Diyarbakır Barosu Kadın Hakları Merkezi’nden çağrı: Şiddet dili derhal terk edilmeli

Diyarbakır (Rûdaw) - Diyarbakır Barosu Kadın Hakları Merkezi, toplumun tüm kesimlerini, “şiddetten korunmak için en kapsamlı uluslararası yasal standart olan İstanbul Sözleşmesi”ne sahip çıkmaya çağırdı.

Baronun Kadın Hakları Merkezi’nden 25 Kasım Kadına Yönelik Şiddete Karşı Uluslararası Mücadele Günü vesilesiyle bir basın açıklaması yaptı.

Açıklamada, “Kadına Yönelik şiddete, toplumsal cinsiyet eşitsizliğine ve cezasızlık politikasına karşı mücadele kararlılığımız devam edecek” denildi.

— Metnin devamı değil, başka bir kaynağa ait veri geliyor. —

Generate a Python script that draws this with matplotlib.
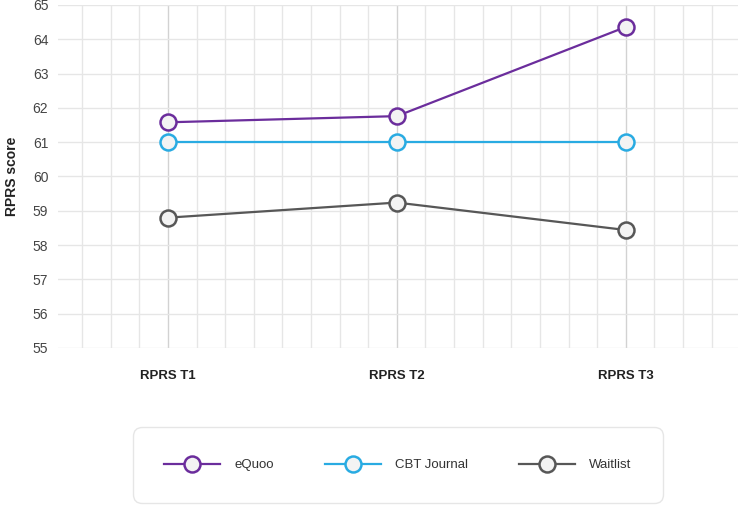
import numpy as np
import matplotlib
matplotlib.use("Agg")
import matplotlib.pyplot as plt

plt.rcParams['font.family'] = ['Liberation Sans', 'DejaVu Sans']

# Datos
categorias = ['RPRS T1', 'RPRS T2', 'RPRS T3']
equoo = [61.58, 61.76, 64.36]
cbt = [61.0, 61.0, 61.0]
waitlist = [58.80, 59.24, 58.44]

series = ['eQuoo', 'CBT Journal', 'Waitlist']
colores = ['#6b2d9c', '#29abe2', '#575757']

fig = plt.figure(figsize=(7.4, 5.05), dpi=100)
ax = fig.add_axes([58 / 740, 1 - 348 / 505, 680 / 740, 343 / 505])

x = np.arange(len(categorias))
for nombre, valores, color in zip(series, [equoo, cbt, waitlist], colores):
    ax.plot(x, valores, color=color, lw=1.6, marker='o', ms=11.5,
            mfc='#f3f3f3', mec=color, mew=1.8, label=nombre, zorder=3)

ax.set_xlim(-0.48, 2.49)
ax.set_ylim(55, 65)
ax.set_yticks(np.arange(55, 66, 1))
ax.set_xticks(x)
ax.set_xticklabels(categorias, fontsize=9.5, fontweight='bold', color='#222222')
ax.set_xticks(np.arange(-0.375, 2.49, 0.125), minor=True)
ax.tick_params(axis='y', length=0, labelsize=10, labelcolor='#444444', pad=7)
ax.tick_params(axis='x', which='both', length=0, pad=16)

ax.grid(axis='y', color='#e6e6e6', lw=1)
ax.grid(axis='x', which='minor', color='#e6e6e6', lw=1)
ax.grid(axis='x', which='major', color='#d2d2d2', lw=1)
ax.set_axisbelow(True)
for s in ax.spines.values():
    s.set_visible(False)

ax.set_ylabel('RPRS score', fontsize=10, fontweight='bold', color='#222222', labelpad=10)

leg = fig.legend(loc='center', bbox_to_anchor=(126 / 740, 1 - 504 / 505, 544 / 740, 78 / 505),
                 mode='expand', ncol=3, frameon=True, fancybox=True, fontsize=9.5,
                 handlelength=4.2, handletextpad=1.1, borderpad=2.4,
                 labelcolor='#333333')
leg.get_frame().set_edgecolor('#e0e0e0')
leg.get_frame().set_linewidth(1)
leg.get_frame().set_boxstyle('round,pad=0,rounding_size=0.7')

fig.savefig('out.png', dpi=100)
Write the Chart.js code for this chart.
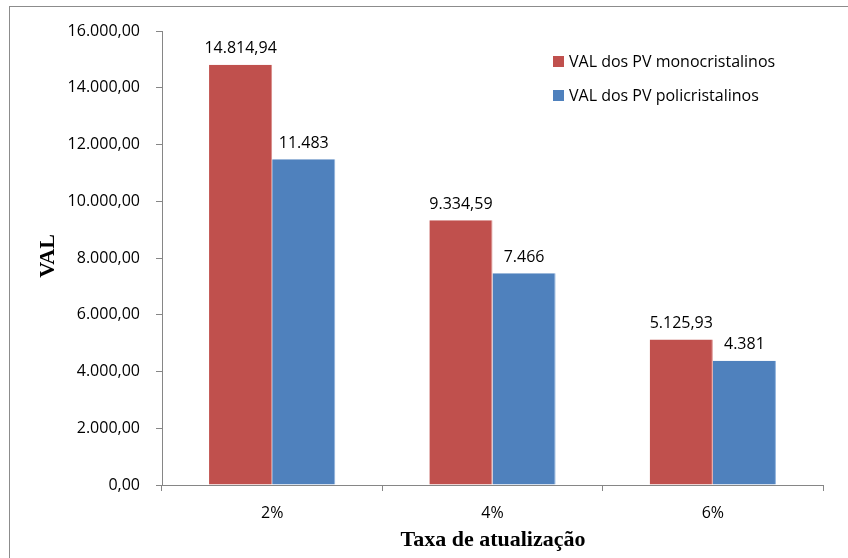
<!DOCTYPE html>
<html>
<head>
<meta charset="utf-8">
<script src="https://cdn.jsdelivr.net/npm/chart.js@4"></script>
<style>
  html, body { margin: 0; padding: 0; background: #fff; }
  #wrap { position: relative; width: 848px; height: 558px; }
  #frame { position: absolute; left: 9px; top: 6px; width: 860px; height: 580px; border: 1px solid #8c8c8c; box-sizing: border-box; }
  canvas { position: absolute; left: 0; top: 0; }
</style>
</head>
<body>
<div id="wrap">
  <div id="frame"></div>
  <canvas id="chart" width="848" height="558"></canvas>
</div>
<script>
// data
const categories = ['2%', '4%', '6%'];
const monoValues = [14814.94, 9334.59, 5125.93];
const polyValues = [11483, 7466, 4381];
const seriesNames = ['VAL dos PV monocristalinos', 'VAL dos PV policristalinos'];
const seriesDecimals = [2, 0];

const labelFont = '16px "Open Sans"';
const axisColor = '#868686';

// number format like 14.814,94
function fmt(v, dec) {
  const parts = v.toFixed(dec).split('.');
  const intPart = parts[0].replace(/\B(?=(\d{3})+(?!\d))/g, '.');
  return parts.length > 1 ? intPart + ',' + parts[1] : intPart;
}

// labels over the bars, legend and axis titles
const extras = {
  id: 'extras',
  afterDatasetsDraw(chart) {
    const ctx = chart.ctx;
    ctx.save();
    ctx.font = labelFont;
    ctx.fillStyle = '#000';
    ctx.textAlign = 'center';
    ctx.textBaseline = 'bottom';
    chart.data.datasets.forEach((ds, i) => {
      chart.getDatasetMeta(i).data.forEach((bar, j) => {
        ctx.fillText(fmt(ds.data[j], seriesDecimals[i]), bar.x, bar.y - 8);
      });
    });

    // legend
    ctx.textAlign = 'left';
    ctx.textBaseline = 'middle';
    chart.data.datasets.forEach((ds, i) => {
      const y = 62 + i * 34;
      ctx.fillStyle = ds.backgroundColor;
      ctx.fillRect(553, y - 6, 11, 11);
      ctx.fillStyle = '#000';
      ctx.fillText(ds.label, 569, y);
    });

    // axis titles
    ctx.font = 'bold 22px "Liberation Serif"';
    ctx.textAlign = 'center';
    ctx.fillText('Taxa de atualização', 493, 540);
    ctx.translate(48, 256);
    ctx.rotate(-Math.PI / 2);
    ctx.fillText('VAL', 0, 0);
    ctx.restore();
  }
};

new Chart(document.getElementById('chart'), {
  type: 'bar',
  data: {
    labels: categories,
    datasets: [
      { label: seriesNames[0], data: monoValues, backgroundColor: '#C0504D', borderColor: '#d98a88', borderWidth: { right: 1 } },
      { label: seriesNames[1], data: polyValues, backgroundColor: '#4F81BD', borderColor: '#8fb2dc', borderWidth: { right: 1 } }
    ]
  },
  options: {
    responsive: false,
    animation: false,
    layout: { padding: { top: 31, right: 25, left: 0, bottom: 0 } },
    datasets: { bar: { categoryPercentage: 0.573, barPercentage: 1 } },
    plugins: { legend: { display: false }, tooltip: { enabled: false } },
    scales: {
      x: {
        grid: { offset: true, drawOnChartArea: false, color: axisColor, tickLength: 6 },
        border: { color: axisColor },
        ticks: { color: '#000', font: { family: 'Open Sans', size: 16 }, padding: 13 },
        afterFit(scale) { scale.height = 73; }
      },
      y: {
        min: 0,
        max: 16000,
        grid: { drawOnChartArea: false, color: axisColor, tickLength: 6 },
        border: { color: axisColor },
        ticks: {
          stepSize: 2000,
          color: '#000',
          font: { family: 'Open Sans', size: 16 },
          padding: 16,
          callback: v => fmt(v, 2)
        },
        afterFit(scale) { scale.width = 162; }
      }
    }
  },
  plugins: [extras]
});
</script>
</body>
</html>
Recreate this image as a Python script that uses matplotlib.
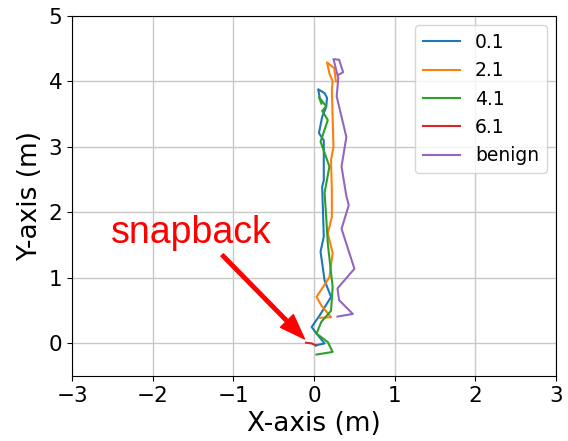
import matplotlib
matplotlib.use("Agg")
import matplotlib.pyplot as plt

# trajectories (x, y) in metres
x_01 = [0.02, 0.13, 0.03, -0.03, 0.07, 0.21, 0.13, 0.08, 0.12, 0.10, 0.12, 0.12, 0.06, 0.10, 0.15, 0.16, 0.13, 0.05, 0.07]
y_01 = [-0.03, 0.00, 0.15, 0.25, 0.43, 0.71, 0.96, 1.40, 1.63, 2.39, 2.49, 3.10, 3.21, 3.46, 3.61, 3.75, 3.82, 3.88, 3.75]

x_21 = [0.07, 0.21, 0.09, 0.03, 0.19, 0.23, 0.17, 0.22, 0.22, 0.21, 0.24, 0.22, 0.23, 0.19, 0.16, 0.25, 0.27]
y_21 = [0.39, 0.40, 0.58, 0.71, 1.01, 1.38, 1.68, 1.93, 2.34, 2.80, 3.00, 3.87, 4.00, 4.12, 4.29, 4.20, 4.00]

x_41 = [0.03, 0.23, 0.17, 0.03, 0.09, 0.21, 0.23, 0.17, 0.15, 0.13, 0.19, 0.08, 0.17, 0.10, 0.15, 0.06, 0.09]
y_41 = [-0.17, -0.13, 0.02, 0.15, 0.33, 0.50, 0.86, 1.52, 1.93, 2.30, 2.70, 3.08, 3.41, 3.55, 3.62, 3.76, 3.66]

x_61 = [-0.10, -0.03, 0.02]
y_61 = [0.01, 0.00, -0.03]

x_benign = [0.29, 0.48, 0.31, 0.29, 0.50, 0.34, 0.43, 0.40, 0.34, 0.40, 0.28, 0.30, 0.24, 0.31, 0.36, 0.30]
y_benign = [0.41, 0.45, 0.66, 0.84, 1.14, 1.75, 2.11, 2.25, 2.70, 3.15, 3.77, 4.05, 4.34, 4.33, 4.14, 4.10]

labels = ["0.1", "2.1", "4.1", "6.1", "benign"]
xs = [x_01, x_21, x_41, x_61, x_benign]
ys = [y_01, y_21, y_41, y_61, y_benign]

fig = plt.figure(figsize=(5.68, 4.41), dpi=100)
ax = fig.add_axes([0.127, 0.147, 0.852, 0.817])

for x, y, lab in zip(xs, ys, labels):
    ax.plot(x, y, linewidth=1.5, label=lab)

ax.set_xlim(-3, 3)
ax.set_ylim(-0.5, 5)
ax.set_xticks([-3, -2, -1, 0, 1, 2, 3])
ax.set_yticks([0, 1, 2, 3, 4, 5])
ax.tick_params(labelsize=15.5)
ax.set_xlabel("X-axis (m)", fontsize=19)
ax.set_ylabel("Y-axis (m)", fontsize=19)
ax.grid(True, color="#c8c8c8", linewidth=1)
ax.set_axisbelow(True)
ax.legend(loc="upper right", fontsize=13.5)

# snapback annotation
ax.text(-2.52, 1.53, "snapback", color="red", fontsize=27, family="Liberation Sans")
ax.annotate("", xy=(-0.12, 0.07), xytext=(-1.14, 1.35),
            arrowprops=dict(color="red", width=2.5, headwidth=13, headlength=18))

fig.savefig("out.png", dpi=100)
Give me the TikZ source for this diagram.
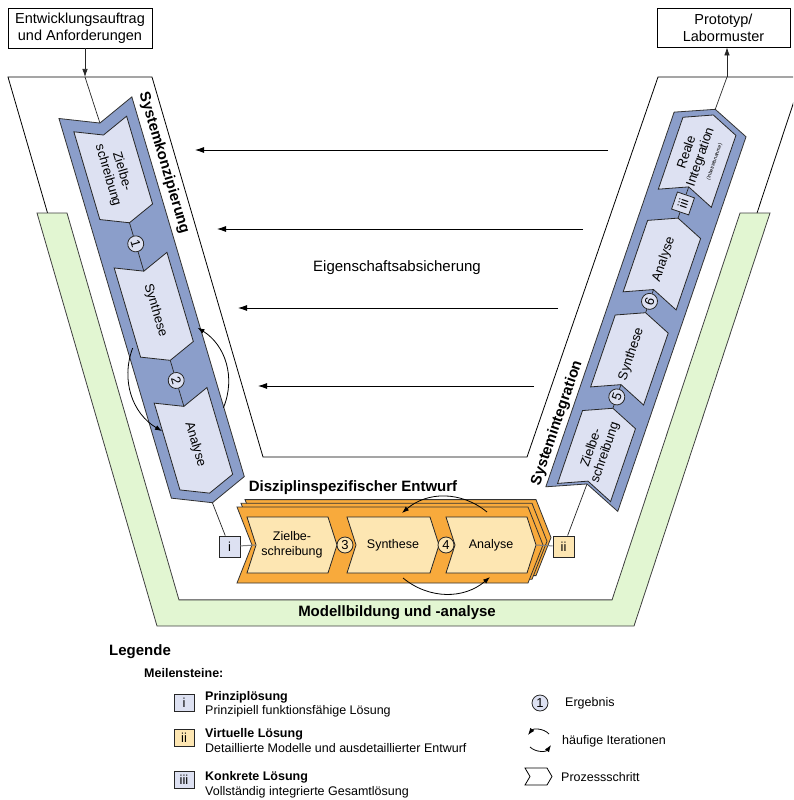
\documentclass[tikz,border=0pt]{standalone}
\usepackage{fontspec}
\setmainfont{Liberation Sans}
\usetikzlibrary{arrows.meta,calc}
\definecolor{bandblue}{RGB}{139,158,202}
\definecolor{boxblue}{RGB}{221,225,242}
\definecolor{bandorange}{RGB}{248,170,60}
\definecolor{boxorange}{RGB}{253,230,178}
\definecolor{bandgreen}{RGB}{226,246,210}
\newcommand\tang{0}
\newcommand\chevron[6]{%
  \draw[#2] (-#3,#4) -- (0,#4+#6) -- (#3,#4) -- (#3,#5) -- (0,#5+#6) -- (-#3,#5) -- cycle;
  \coordinate (#1-n) at (0,#4+#6);
  \coordinate (#1-t) at (0,#5+#6);
  \coordinate (#1) at (0,{(#4+#5+#6)/2});
}
\tikzset{
    link/.style={draw=black!85, line width=0.7pt},
    glink/.style={draw=black!50, line width=1pt},
    wband/.style={draw=black, line width=0.8pt, fill=white},
    gband/.style={draw=black!75, line width=0.8pt, fill=bandgreen},
    bband/.style={draw=black!80, line width=0.8pt, fill=bandblue},
    bbox/.style={draw=black!85, line width=0.8pt, fill=boxblue},
    oband/.style={draw=black!80, line width=0.8pt, fill=bandorange},
    obox/.style={draw=black!85, line width=0.8pt, fill=boxorange},
    chev/.style={draw=black, line width=0.8pt, fill=white},
    steptxt/.style={font=\fontsize{13}{14.5}\selectfont, align=center, rotate=\tang, inner sep=0pt},
    res/.style={circle, draw=black!85, line width=0.8pt, fill=#1, minimum size=16pt, inner sep=0pt,
        font=\fontsize{13}{13}\selectfont, rotate=\tang},
    res/.default=boxblue,
    ms/.style={draw=black!85, line width=0.8pt, fill=#1, minimum size=21pt, inner sep=0pt,
        font=\fontsize{13}{13}\selectfont},
    phase/.style={font=\bfseries\fontsize{15}{18}\selectfont, inner sep=0pt},
    iobox/.style={draw, line width=0.8pt, fill=white, align=center, inner sep=1pt,
        font=\fontsize{14.5}{17}\selectfont},
    check/.style={line width=0.8pt, -{Latex[length=9pt,width=6pt]}},
    iter/.style={line width=0.8pt, -{Latex[length=7pt,width=5pt]}},
    legtxt/.style={font=\fontsize{12.5}{14}\selectfont, anchor=west, inner sep=0pt},
    legbold/.style={legtxt, font=\bfseries\fontsize{12.5}{14}\selectfont}
}

\begin{document}
\begin{tikzpicture}[x=1pt,y=-1pt]
\useasboundingbox (0,0) rectangle (793,800);
\clip (0,0) rectangle (793,800);

\draw[wband] (8,77) -- (152,77) -- (263,457) -- (527,457) -- (658,77) -- (802,77) -- (629,600) -- (160,600) -- cycle;
\draw[gband] (37,213) -- (67,213) -- (179,600) -- (612,600) -- (740,213) -- (770,213) -- (634,626) -- (157,626) -- cycle;
\node[phase] (mod) at (397,613) {Modellbildung und -analyse};

\foreach \y/\xa/\xb in {150/608/195, 229/583/217, 308/558/238, 386/534/258}
    \draw[check] (\xa,\y) -- (\xb,\y);
\node[font=\fontsize{15}{18}\selectfont] (eig) at (397,268) {Eigenschaftsabsicherung};

\node[iobox, minimum width=144pt, minimum height=40pt] (inbox) at (80,28) {Entwicklungsauftrag\\und Anforderungen};
\node[iobox, minimum width=133pt, minimum height=39pt] (outbox) at (723.5,27.5) {Prototyp/\\Labormuster};

% Systemkonzipierung
\begin{scope}[shift={(95.4,107.7)}, rotate=16.5]
    \renewcommand\tang{-73.5}
    \chevron{lb}{bband}{38}{0}{396}{16}
    \chevron{lz}{bbox}{27.5}{17}{108.5}{11.5}
    \chevron{ls}{bbox}{27.5}{159}{252}{11.5}
    \chevron{la}{bbox}{27.5}{300}{390.5}{11.5}
    \node[steptxt] (lz-x) at (lz) {Zielbe-\\schreibung};
    \node[steptxt] (ls-x) at (ls) {Synthese};
    \node[steptxt] (la-x) at (la) {Analyse};
    \node[res] (r1) at (0,142) {1};
    \node[res] (r2) at (0,284.5) {2};
    \draw[link] (lz-t) -- (r1) -- (ls-n);
    \draw[link] (ls-t) -- (r2) -- (la-n);
    \node[phase, rotate=\tang] (kon) at (50,72.5) {Systemkonzipierung};
    \draw[iter] (-32.5,241) to[bend right=40] (-28,329);
    \draw[iter] (37.6,324) to[bend right=40] (35.5,240);
\end{scope}

% Systemintegration
\begin{scope}[shift={(581.8,499.1)}, rotate=161.1]
    \renewcommand\tang{71.1}
    \chevron{rb}{bband}{38}{0}{396}{16}
    \chevron{rz}{bbox}{28}{7}{84}{12}
    \chevron{rs}{bbox}{28}{109}{185}{12}
    \chevron{ra}{bbox}{28}{209.5}{285}{12}
    \chevron{ri}{bbox}{28}{318}{394}{12}
    \node[steptxt] (rz-x) at (rz) {Zielbe-\\schreibung};
    \node[steptxt] (rs-x) at (rs) {Synthese};
    \node[steptxt] (ra-x) at (ra) {Analyse};
    \node[steptxt] (ri-x) at (ri) {Reale\\Integration\\[-2pt]{\fontsize{5}{6}\selectfont(Inbetriebnahme)}};
    \node[res] (r5) at (0,108) {5};
    \node[res] (r6) at (0,209) {6};
    \node[ms=boxblue, minimum size=18pt, rotate=\tang] (m3) at (0,312.5) {iii};
    \draw[link] (rz-t) -- (r5) -- (rs-n);
    \draw[link] (rs-t) -- (r6) -- (ra-n);
    \draw[link] (ra-t) -- (m3) -- (ri-n);
    \node[phase, rotate=\tang] (int) at (48,64) {Systemintegration};
\end{scope}

\coordinate (lin) at (85,77);
\coordinate (rout) at (727,77);
\draw[link, -{Latex[length=8pt,width=5.5pt]}] (inbox.south -| lin) -- (lin);
\draw[link] (lin) -- (lb-n);
\draw[link] (rb-t) -- (rout);
\draw[link, -{Latex[length=8pt,width=5.5pt]}] (rout) -- (outbox.south -| rout);

% Disziplinspezifischer Entwurf
\foreach \k in {2,1,0}{
    \begin{scope}[shift={(4*\k,545-3.7*\k)}, rotate=90]
        \chevron{ob\k}{oband}{38}{237}{528}{15}
    \end{scope}
}
\begin{scope}[shift={(0,545)}, rotate=90]
    \chevron{oz}{obox}{28}{247}{328}{9}
    \chevron{os}{obox}{28}{347}{430}{9}
    \chevron{oa}{obox}{28}{446}{527}{9}
    \node[steptxt, font=\fontsize{12.5}{15}\selectfont] (oz-x) at (oz) {Zielbe-\\schreibung};
    \node[steptxt, font=\fontsize{12.5}{15}\selectfont] (os-x) at (os) {Synthese};
    \node[steptxt, font=\fontsize{12.5}{15}\selectfont] (oa-x) at (oa) {Analyse};
    \node[res=boxorange] (r3) at (0,345) {3};
    \node[res=boxorange] (r4) at (0,446) {4};
\end{scope}
\node[phase] (dis) at (353,488) {Disziplinspezifischer Entwurf};
\draw[iter] (487,512) to[bend right=40] (402,513);
\draw[iter] (403,578) to[bend right=40] (490,577);

\node[ms=boxblue] (m1) at (229.5,546.5) {i};
\node[ms=boxorange] (m2) at (563.5,546.5) {ii};
\draw[glink] (m1) -- (oz-n);
\draw[glink] (oa-t) -- (m2);
\draw[link] (lb-t) -- (m1);
\draw[link] (m2) -- (rb-n);

% Legende
\node[phase, anchor=west] (leg) at (109,652) {Legende};
\node[legbold] (meil) at (144,673) {Meilensteine:};
\foreach \k/\yb/\lab/\col/\yt/\head/\yd/\desc in {
    1/702.5/i/boxblue/697/Prinziplösung/711/Prinzipiell funktionsfähige Lösung,
    2/737.5/ii/boxorange/734/Virtuelle Lösung/748/Detaillierte Modelle und ausdetaillierter Entwurf,
    3/780/iii/boxblue/777/Konkrete Lösung/792/Vollständig integrierte Gesamtlösung}{
    \node[ms=\col, minimum width=20pt, minimum height=17pt] (lm\k) at (184,\yb) {\lab};
    \node[legbold] (lh\k) at (205,\yt) {\head};
    \node[legtxt] (ld\k) at (205,\yd) {\desc};
}
\node[res] (lr) at (540,703) {1};
\node[legtxt] (lrt) at (565,703) {Ergebnis};
\draw[iter] (549,734) to[bend right=50] (528,735);
\draw[iter] (530,747) to[bend right=50] (551,745);
\node[legtxt] (lit) at (562,741) {häufige Iterationen};
\begin{scope}[shift={(0,776.5)}, rotate=90]
    \chevron{lpc}{chev}{8.5}{525}{547}{5}
\end{scope}
\node[legtxt] (lpt) at (561,777) {Prozessschritt};
\end{tikzpicture}
\end{document}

“Toplumsal cinsiyet eşitliğine ve kadının insan haklarına yönelik saldırıların bu denli yoğunlaştığı, sistematikleştiği ve sıradanlaştığı bu dönemde, bir yandan yeni mücadele yollarını arıyor, öte yandan ise kazanılmış haklarımıza yönelen saldırılarla mücadele ediyoruz” ifadelerine yer verilen açıklamada, şunlar kaydedildi:

“Kadın cinayetlerinin bir cins kırımı boyutuna ulaştığı bu günlerde şiddetle mücadelede etkin rol alması gereken iktidarın hiçbir çabası, girişimi ve hatta vaadinin olmadığını görüyoruz. Şiddetle mücadelede bir insan hakları belgesi olan İstanbul Sözleşmesi'nin fesih ilanı, arşa çıkan şiddet gerçekliği ile yüzleşilmediğinin ve çözüm niyetinin olmadığının kanıtıdır. Toplumun her kesimini, şiddetten korunmak için en kapsamlı uluslararası yasal standart olan İstanbul Sözleşmesi’ne sahip çıkmaya çağırıyoruz.

Diyarbakır Barosu Kadın Hakları Merkezi olarak; 20.03.2021 tarihli Resmi Gazete'de yayımlanan Cumhurbaşkanlığı Kararnamesi ile haksız ve hukuka aykırı bir şekilde İstanbul Sözleşmesi'ne yönelik yapılan fesih ilanına karşı Danıştay'da  YÜRÜTMEYİ DURDURMA talepli açmış olduğumuz KARARNAMENİN İPTALİ davasının akıbetini bekliyoruz.

Kadına yönelik şiddete karşı gittikçe derinleşen cezasızlık politikasına, 6284 sayılı Ailenin Korunması ve Kadına Karşı Şiddetin Önlenmesine Dair Kanunun uygulamasındaki eksiklik ve özensizliklere, boşanma sonrası kadınları güvencesiz bırakmaya dönük olan nafaka saldırılarına, kadına yönelik sistematik şiddetin yargı makamlarınca eziyet suçu kapsamında değerlendirilmeyişine, kadına yönelik şiddet suçlarında yapılan uzlaştırma ve olası arabuluculuk uygulamalarına, medyanın şiddeti normalleştiren ve kanıksayan diline,  kadın aktivistlere dönük operasyonlara ve haksız gözaltı uygulamalarına bu mücadele gününde bir kez daha itiraz ediyoruz.

Siyasette hüküm süren ve şiddeti körükleyen şiddet dilinin derhal terk edilmesini talep ediyoruz.

Hukuk uygulayıcıların eşitsizliği derinleştiren ve besleyen uygulama örneklerine son vermesini talep ediyoruz.

Yaşamın her alanında her türlü ayrımcı uygulamaya son verilmesi için tüm aktörleri göreve çağırıyoruz. Siyasal partileri, sendikaları ve sivil toplum örgütlerini bu alanda daha yüksek sesle mücadele etmeye ve politika geliştirmeye davet ediyoruz.

Şiddetle mücadelede yasama, yürütme ve yargıyı görevini yapmaya çağırıyoruz.  Toplumun her kesimini şiddetsiz bir yaşam için dayanışmaya ve birlikte mücadele etmeye davet ederek;

Şiddetin son bulacağı, koşulsuz eşitliğin sağlanacağı o güne dek, mücadelemizin daim olacağını basına ve kamuoyuna duyuruyoruz.”